The flexible inkjet-nanoparticle-printed biochip
To circumvent these problems, Davis’s team turned to a surprising manufacturing device: an ink-jet printer, similar to the one you probably have at your workplace.
The new chip, dubbed FINP chip, is a modular, three-layered sandwich: the top reusable layer is made of commercially available conductive particles directly printed onto a flexible polyethylene sheet. The bottom layer is a disposable silicone chamber designed to hold biological fluids. A thin insulating barrier separates the top electronics from the chamber.
Making the chip is an easy two-step process.
First, users can use any vector-drawing software—for example, Adobe Illustrator—to draw a customized electronic configuration. Because different configurations can be used for different diagnostic purposes, this step tailors the chip to a user’s exact needs.
Next, using any inkjet printer, the drawn electronic pattern is printed onto a cheap, plastic-like sheet, and plopped onto single-use chambers that can be supplied to the user in bulk.

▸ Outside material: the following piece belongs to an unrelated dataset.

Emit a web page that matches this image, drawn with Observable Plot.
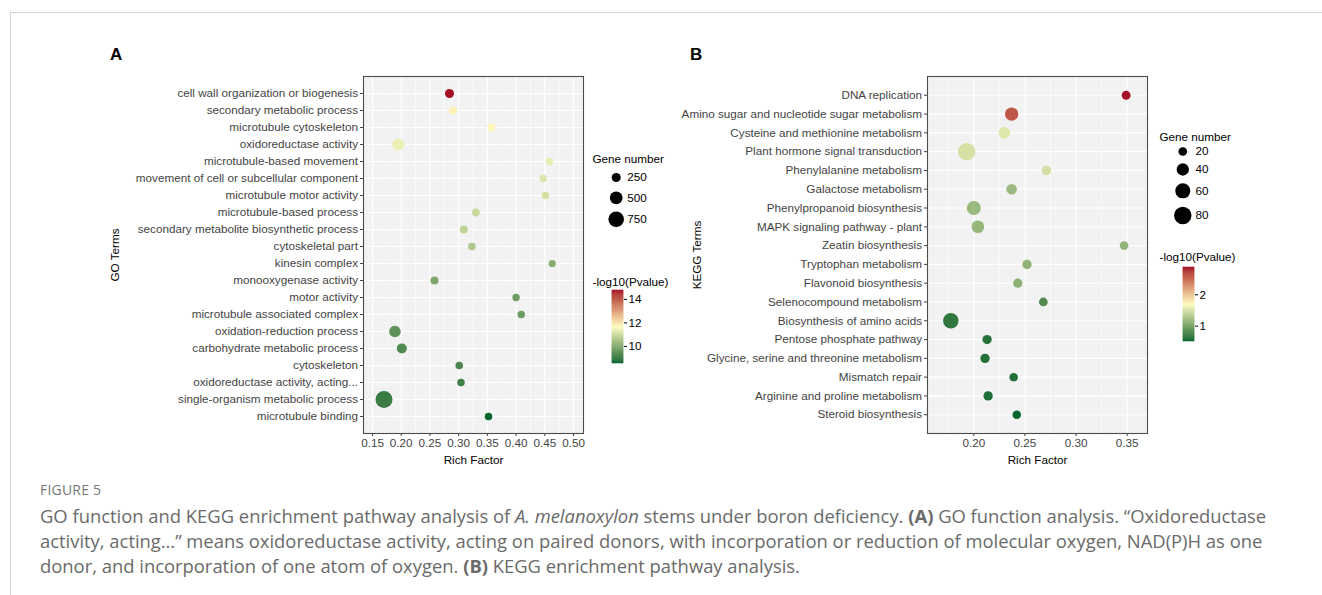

Just like 3D printing, these designs may eventually be downloadable, allowing anyone with a printer to produce their own biochips when needed.
“Production only takes 20 minutes,” says Esfandyarpour.
Similar to previous microchips, the FINP chip isolates cells and biomolecules based on their intrinsic electrical properties. As proof-of-concept, the team designed a chip with two types of chambers: one that isolates cells, and one that analyzes them. They then ran the device through a series of experiments to validate the chip.
In one test, the team showed that the device could efficiently capture breast cancer cells from a fluid sample. Similar to most biomolecules like proteins and DNA, cancer cells have a unique surface charge. By manipulating the electronic field, researchers were able to steer the cancer cells toward a specific chamber on the chip and trap them there, away from all the other cell types.
Since the ability to pick out rare circulating tumor cells can increase our understanding of cancer metastasis, the device could help us detect early spread and potentially save lives, especially in developing countries, the authors explain.
In another experiment, the team wanted to see if the chip could be used to accurately count the number of cells in a given sample. Immune cell counts are often used to diagnose infectious diseases like tuberculosis and malaria, and traditionally done with a technique called flow cytometry that can cost $100,000 for the equipment alone. The penny chip performed just as well.
The FNIP chip is the latest win for frugal science—a field that’s bringing cheap, portable and reliable tools to doctors anywhere in the world.
Davis and his team are now working hard to get their chip ready for commercialization.
“Any platform for diagnostics or other biomedical applications must go through several testing, validation and optimization paths before commercialization, and we’ll take and follow it very seriously,” says Esfandyarpour.
But the team is optimistic that their device can make a difference.
“[We believe] this work will enable greater individual access to… diagnostic applications in resource-poor and developing countries,” says Davis.